Buying used is what I did last summer and I have no regrets despite being 1/2 of what may be one of the most inept paddling tandems on Earth.

My fiance and I enjoy ourselves, and for the $ 200.00 I spent we’ve easily had several times that dollar value in fun in just a few short paddles and picnics at a local park.

Some people regret things they have done, I’ve reached the age that I now regret things I didn’t do far more. Don’t be like me.

Do the math and hit the water.


Goobs AKA Tim Murphy

In my early 20’s
I wanted a 72 foot Burger to liveaboard like this one.

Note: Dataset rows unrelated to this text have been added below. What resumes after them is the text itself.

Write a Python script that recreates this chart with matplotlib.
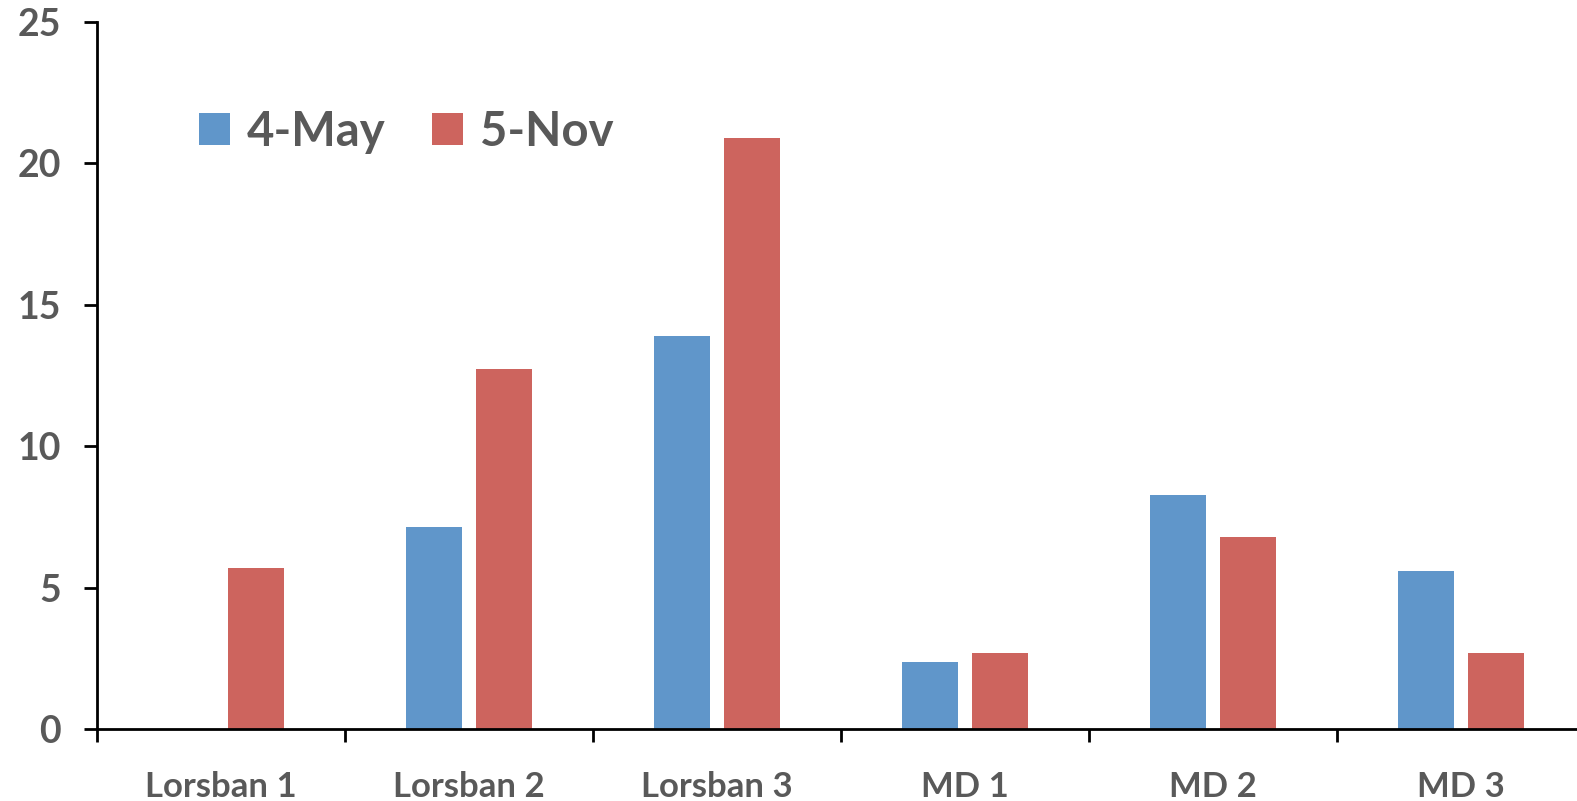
import numpy as np
import matplotlib
matplotlib.use('Agg')
import matplotlib.pyplot as plt

categories = ['Lorsban 1', 'Lorsban 2', 'Lorsban 3', 'MD 1', 'MD 2', 'MD 3']
may = [0, 7.14, 13.91, 2.38, 8.29, 5.6]
nov = [5.68, 12.73, 20.91, 2.7, 6.8, 2.7]
series_names = ['4-May', '5-Nov']
yticks = [0, 5, 10, 15, 20, 25]

grey = '#595959'
plt.rcParams['font.family'] = ['Lato', 'DejaVu Sans']
plt.rcParams['font.weight'] = 'bold'

fig = plt.figure(figsize=(15.77, 8.011), dpi=100)
ax = fig.add_axes([97 / 1577, 72 / 801, 1488 / 1577, 707 / 801])

x = np.arange(len(categories))
w = 0.226
off = 0.143
ax.bar(x - off, may, w, color='#6096CA', label=series_names[0])
ax.bar(x + off, nov, w, color='#CD645E', label=series_names[1])

ax.set_xlim(-0.5, len(categories) - 0.5)
ax.set_ylim(0, 25)
ax.set_yticks(yticks)
ax.set_xticks(np.arange(len(categories) + 1) - 0.5)
ax.set_xticklabels([])
ax.set_xticks(x, minor=True)
ax.set_xticklabels(categories, minor=True)
ax.tick_params(axis='x', which='minor', length=0, pad=30, labelsize=25, labelcolor=grey)
ax.tick_params(axis='x', which='major', length=9.4, width=2, direction='out')
ax.tick_params(axis='y', length=9.4, width=2, direction='out', pad=16.6, labelsize=27, labelcolor=grey)

for s in ['top', 'right']:
    ax.spines[s].set_visible(False)
for s in ['left', 'bottom']:
    ax.spines[s].set_linewidth(2)

for lab in ax.get_xticklabels(minor=True) + ax.get_yticklabels():
    lab.set_fontweight('bold')

leg = ax.legend(loc='upper left', bbox_to_anchor=(0.1264, 0.863), bbox_transform=fig.transFigure,
                frameon=False, ncol=2, fontsize=34, handlelength=0.65, handleheight=0.65,
                handletextpad=0.35, columnspacing=1.0, borderaxespad=0, borderpad=0)
for t in leg.get_texts():
    t.set_color(grey)
    t.set_fontweight('bold')

fig.savefig('out.png', dpi=100)
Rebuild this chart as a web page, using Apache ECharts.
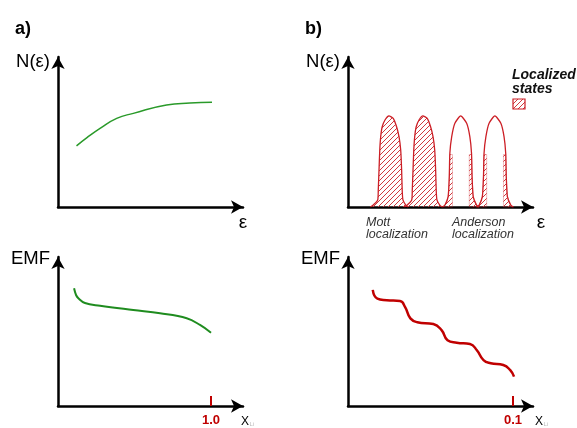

My memory isn’t good enough to recall when I eventually faced reality. I do know that the older I’ve gotten, the smaller the boats have become.

pretty soon
all my boats will fit in the tub…

Biggest last year…28’

Biggest this year …16’

do the math :wink:

something basic and affordable for now

– Last Updated: May-20-12 4:26 PM EST –

Since you will likely (we hope) be trying day trips with a toddler and somewhat skeptical wife, my suggestion would be to start out with a basic affordable "family type" tandem like an Old Town Guide 146 or a Mad River Adventure 14 or 16. These are fairly common -- even new the Old Town can be had from sporting goods outlets for under $400 and used they run around $300. My mate and I are avid kayakers but we also have an old Guide which we enjoy tossing in the river for spur of the moment trips, even mild white water runs on fast local creeks. The newer Mad River Adventures are plastic canoes, low on glamour but with comfortable seats (and childproof surfaces) that might win your wife's approval. Yet both canoes are reasonably decent to paddle solo to just get you out on the water. I'm sure there are other "Chevy sedan" type canoes that would quell the immediate cravings and be justifiable both financially and in terms of a family-inclusive hobby not long down the road.

Perhaps akin to the young new dad craving a sports car but making the reasonable choice to buy a minivan or wagon that is actually sort of fun to drive.

Pickup instead of a Sports Car
Willowleaf, your point is well taken. I will explore that angle and appreciate the comparison of the minivan and sports car but I suppose I’m more interested in a small pickup truck of a canoe.

I had in mind a lightweight solo canoe I could carry easily on my own. My goal is to get out and unwind on the water (smallish lakes and slow creeks/rivers) where I can watch the birds, float, and maybe even take a nap. The idea is that this would be a floating retreat that would be portable instead of a camper or a cabin.

You might consider letting folks know where you are located. Occasionally folks spot a good deal and are willing to pass it along to someone they know is looking.

I get a boat because I want to paddle
I want to be out. So I have never waited for the right boat before getting out there.

Its all about the paddler and the paddle and less about the boat.

I would like to have a WildFire and a Monarch. I don’t but still have spent most every nice day on the water.

And now I found a Monarch but won’t spend the time to go get it as I would rather be driving to the Yukon to go paddling…

It will be in a bathtub…but who cares?

How did you modify the bathtub so that you could drive it to the Yukon?